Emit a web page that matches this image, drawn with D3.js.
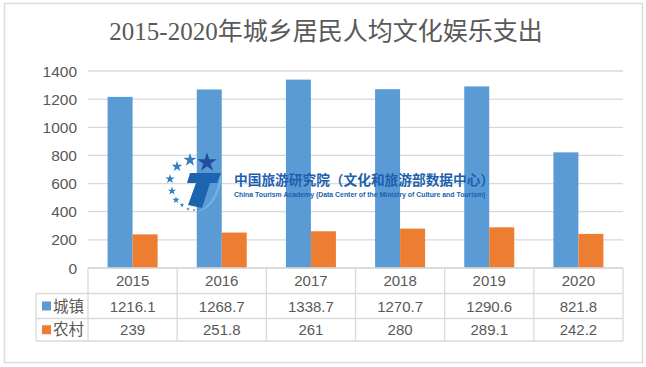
<!DOCTYPE html>
<html>
<head>
<meta charset="utf-8">
<script src="https://cdn.jsdelivr.net/npm/d3@7"></script>
<style>
html, body { margin: 0; padding: 0; background: #fff; }
svg { display: block; }
text { font-family: "Liberation Sans", Arial, sans-serif; fill: #595959; }
</style>
</head>
<body>
<div id="chart"></div>
<script>
var title = "2015-2020年城乡居民人均文化娱乐支出";
var years = ["2015", "2016", "2017", "2018", "2019", "2020"];
var seriesNames = ["城镇", "农村"];
var urban = [1216.1, 1268.7, 1338.7, 1270.7, 1290.6, 821.8];
var rural = [239, 251.8, 261, 280, 289.1, 242.2];
var yTicks = [0, 200, 400, 600, 800, 1000, 1200, 1400];
var colors = ["#5b9bd5", "#ed7d31"];

var width = 646, height = 367;
var plot = {left: 88, right: 623, top: 71, bottom: 268};
var tableRows = [268, 293.5, 318.5, 341];
var tableLeft = 36;
var grey = "#d9d9d9";

var svg = d3.select("#chart").append("svg")
    .attr("width", width)
    .attr("height", height);

// outer frame
svg.append("rect")
    .attr("x", 4.5).attr("y", 3.5)
    .attr("width", 638).attr("height", 359)
    .attr("fill", "#fff")
    .attr("stroke", "#dcdcdc")
    .attr("stroke-width", 1.5);

svg.append("text")
    .attr("x", 326).attr("y", 40)
    .attr("text-anchor", "middle")
    .style("font-family", "'Liberation Serif', 'Noto Sans CJK SC', serif")
    .style("font-size", "25px")
    .text(title);

var x = d3.scaleBand().domain(years).range([plot.left, plot.right]);
var y = d3.scaleLinear().domain([0, 1400]).range([plot.bottom, plot.top]);
var barW = 25;

// gridlines
svg.append("g").selectAll("line")
    .data(yTicks)
    .enter().append("line")
    .attr("x1", plot.left).attr("x2", plot.right)
    .attr("y1", function(d) { return y(d); })
    .attr("y2", function(d) { return y(d); })
    .attr("stroke", grey)
    .attr("stroke-width", 1.3);

// y axis labels
svg.append("g").selectAll("text")
    .data(yTicks)
    .enter().append("text")
    .attr("x", 77)
    .attr("y", function(d) { return y(d) + 5.5; })
    .attr("text-anchor", "end")
    .style("font-size", "15.5px")
    .text(function(d) { return d; });

// bars
[urban, rural].forEach(function(vals, s) {
  svg.append("g").selectAll("rect")
      .data(vals)
      .enter().append("rect")
      .attr("x", function(d, i) { return x(years[i]) + x.bandwidth() / 2 - barW + s * barW; })
      .attr("y", function(d) { return y(d); })
      .attr("width", barW)
      .attr("height", function(d) { return y(0) - y(d); })
      .attr("fill", colors[s]);
});

// data table
var tbl = svg.append("g").attr("stroke", grey).attr("stroke-width", 1.3);
tbl.append("line").attr("x1", plot.left).attr("x2", plot.right).attr("y1", tableRows[0]).attr("y2", tableRows[0]);
tableRows.slice(1).forEach(function(r) {
  tbl.append("line").attr("x1", tableLeft).attr("x2", plot.right).attr("y1", r).attr("y2", r);
});
years.forEach(function(yr) {
  tbl.append("line").attr("x1", x(yr)).attr("x2", x(yr)).attr("y1", tableRows[0]).attr("y2", tableRows[3]);
});
tbl.append("line").attr("x1", plot.right).attr("x2", plot.right).attr("y1", tableRows[0]).attr("y2", tableRows[3]);
tbl.append("line").attr("x1", tableLeft).attr("x2", tableLeft).attr("y1", tableRows[1]).attr("y2", tableRows[3]);

function cellText(sel, rowIdx) {
  sel.attr("x", function(d, i) { return x(years[i]) + x.bandwidth() / 2; })
     .attr("y", (tableRows[rowIdx] + tableRows[rowIdx + 1]) / 2 + 5.5)
     .attr("text-anchor", "middle")
     .style("font-size", "15px")
     .text(function(d) { return d; });
}
[years, urban, rural].forEach(function(vals, r) {
  svg.append("g").selectAll("text").data(vals).enter().append("text").call(cellText, r);
});

// legend keys in the table
seriesNames.forEach(function(name, s) {
  var mid = (tableRows[s + 1] + tableRows[s + 2]) / 2;
  svg.append("rect")
      .attr("x", 42).attr("y", mid - 4.5)
      .attr("width", 9).attr("height", 9)
      .attr("fill", colors[s]);
  svg.append("text")
      .attr("x", 53).attr("y", mid + 5.5)
      .style("font-family", "'Noto Sans CJK SC', sans-serif")
      .style("font-size", "15.5px")
      .text(name);
});

// watermark logo
var logo = svg.append("g");
var stars = [[207, 162.5, 8], [190, 160, 5.5], [177, 166.5, 4.5], [170, 179, 4], [172, 191, 3.5], [176, 200, 3], [182, 205, 2], [188, 209, 1.5], [194, 210, 1.2]];
logo.selectAll("path.star")
    .data(stars)
    .enter().append("path")
    .attr("class", "star")
    .attr("transform", function(d) { return "translate(" + d[0] + "," + d[1] + ")"; })
    .attr("d", function(d) {
      return d3.symbol().type(d3.symbolStar).size(d[2] * d[2] * 1.8)();
    })
    .attr("fill", function(d, i) { return i == 0 ? "#1f4e9e" : "#2f7fc1"; });
logo.append("path")
    .attr("d", "M190,173 L221,173 L217,183 L210,183 L202,208 L188,205 L196,183 L187,183 Z")
    .attr("fill", "#1c64b0");
logo.append("path")
    .attr("d", "M220,176 C217,194 209,208 196,212 C210,211 220,196 222,176 Z")
    .attr("fill", "#6fb3e0");

svg.append("text")
    .attr("x", 234).attr("y", 185)
    .style("font-family", "'Noto Sans CJK SC', sans-serif")
    .style("font-size", "13.7px")
    .style("font-weight", "700")
    .style("fill", "#1c5fae")
    .text("中国旅游研究院（文化和旅游部数据中心）");
svg.append("text")
    .attr("x", 234).attr("y", 197)
    .style("font-size", "6.9px")
    .style("font-weight", "700")
    .style("fill", "#1c5fae")
    .text("China Tourism Academy (Data Center of the Ministry of Culture and Tourism)");
</script>
</body>
</html>
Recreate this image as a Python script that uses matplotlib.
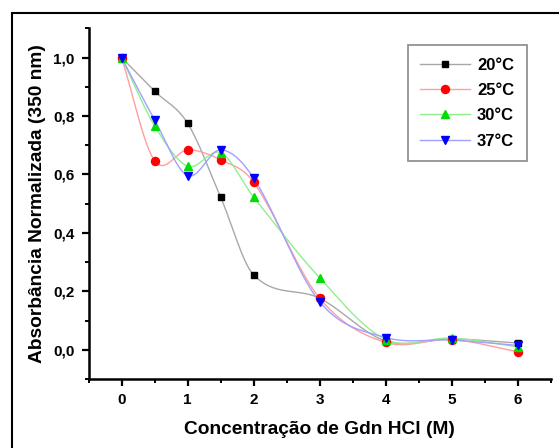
import numpy as np
import matplotlib
matplotlib.use("Agg")
import matplotlib.pyplot as plt
from matplotlib.patches import Rectangle
from matplotlib.ticker import MultipleLocator, FixedLocator

plt.rcParams['font.family'] = ['Liberation Sans', 'DejaVu Sans']
plt.rcParams['font.weight'] = 'bold'

conc = [0, 0.5, 1, 1.5, 2, 3, 4, 5, 6]
abs_20 = [1.0, 0.885, 0.775, 0.522, 0.256, 0.176, 0.030, 0.037, 0.023]
abs_25 = [1.0, 0.647, 0.684, 0.650, 0.573, 0.176, 0.025, 0.035, -0.007]
abs_30 = [1.0, 0.767, 0.628, 0.674, 0.522, 0.246, 0.035, 0.040, 0.010]
abs_37 = [1.0, 0.787, 0.596, 0.684, 0.587, 0.164, 0.042, 0.033, 0.015]
series_labels = ["20°C", "25°C", "30°C", "37°C"]
y_ticks = [0.0, 0.2, 0.4, 0.6, 0.8, 1.0]
y_tick_labels = ["0,0", "0,2", "0,4", "0,6", "0,8", "1,0"]
x_ticks = [0, 1, 2, 3, 4, 5, 6]
x_tick_labels = ["0", "1", "2", "3", "4", "5", "6"]


def smooth(x, y, n=40):
    """Piecewise cubic Hermite curve with finite-difference tangents."""
    x = np.asarray(x, float)
    y = np.asarray(y, float)
    m = np.zeros_like(y)
    m[0] = (y[1] - y[0]) / (x[1] - x[0])
    m[-1] = (y[-1] - y[-2]) / (x[-1] - x[-2])
    for i in range(1, len(x) - 1):
        m[i] = (y[i + 1] - y[i - 1]) / (x[i + 1] - x[i - 1])
    xs, ys = [], []
    for i in range(len(x) - 1):
        h = x[i + 1] - x[i]
        t = np.linspace(0, 1, n, endpoint=False)
        h00 = 2 * t**3 - 3 * t**2 + 1
        h10 = t**3 - 2 * t**2 + t
        h01 = -2 * t**3 + 3 * t**2
        h11 = t**3 - t**2
        xs.append(x[i] + t * h)
        ys.append(h00 * y[i] + h10 * h * m[i] + h01 * y[i + 1] + h11 * h * m[i + 1])
    xs.append([x[-1]])
    ys.append([y[-1]])
    return np.concatenate(xs), np.concatenate(ys)


fig = plt.figure(figsize=(5.59, 4.48), dpi=100)
L, R, B, T = 88.5, 551, 379, 28.3
ax = fig.add_axes([L / 559, 1 - B / 448, (R - L) / 559, (B - T) / 448])

styles = [
    (abs_20, 'black', '#a8a8a8', 's', 4.6),
    (abs_25, 'red', '#ff9f9f', 'o', 5.8),
    (abs_30, '#00dd00', '#90ee90', '^', 6.2),
    (abs_37, 'blue', '#a0a0ff', 'v', 6.2),
]
for (vals, mc, lc, mk, ms), lab in zip(styles, series_labels):
    sx, sy = smooth(conc, vals)
    ax.plot(sx, sy, color=lc, lw=1.0, zorder=2)
    ax.plot(conc, vals, linestyle='none', marker=mk, color=mc, ms=ms, zorder=3)
    ax.plot([], [], color=lc, lw=1.0, marker=mk, mfc=mc, mec=mc, ms=ms, label=lab)

ax.set_xlim(-0.5, 6.5)
ax.set_ylim(-0.1, 1.1)
ax.xaxis.set_major_locator(FixedLocator(x_ticks))
ax.set_xticklabels(x_tick_labels)
ax.xaxis.set_minor_locator(MultipleLocator(0.5))
ax.yaxis.set_major_locator(FixedLocator(y_ticks))
ax.set_yticklabels(y_tick_labels)
ax.yaxis.set_minor_locator(MultipleLocator(0.1))

for s in ['top', 'right']:
    ax.spines[s].set_visible(False)
for s in ['left', 'bottom']:
    ax.spines[s].set_linewidth(1.8)
ax.tick_params(which='major', direction='out', length=5, width=1.6, labelsize=11, pad=5)
ax.tick_params(which='minor', direction='out', length=3, width=1.4)
for lbl in ax.get_xticklabels() + ax.get_yticklabels():
    lbl.set_fontweight('bold')

ax.set_xlabel("Concentração de Gdn HCl (M)", fontsize=13.8, fontweight='bold', labelpad=10)
ax.set_ylabel("Absorbância Normalizada (350 nm)", fontsize=13.8, fontweight='bold', labelpad=5)

leg = ax.legend(loc='upper right', bbox_to_anchor=((526.7 - L) / (R - L), (B - 45) / (B - T)),
                frameon=True, fancybox=False, fontsize=12, handlelength=3.0,
                borderpad=0.75, labelspacing=0.62, handletextpad=0.4, borderaxespad=0)
leg.get_frame().set_edgecolor('#777777')
leg.get_frame().set_linewidth(1.3)
for t in leg.get_texts():
    t.set_fontweight('bold')

fig.patches.append(Rectangle((12 / 559, -0.1), 1.2, 1 - 13.5 / 448 + 0.1,
                             transform=fig.transFigure, fill=False,
                             edgecolor='black', linewidth=1.5))

fig.savefig("out.png", dpi=100)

——

__Exercise directions__
Find each line holding "that". Copy it out.

__Solution__
Emit a web page that matches this image, drawn with D3.js.
Recreate this image as a Python script that uses matplotlib.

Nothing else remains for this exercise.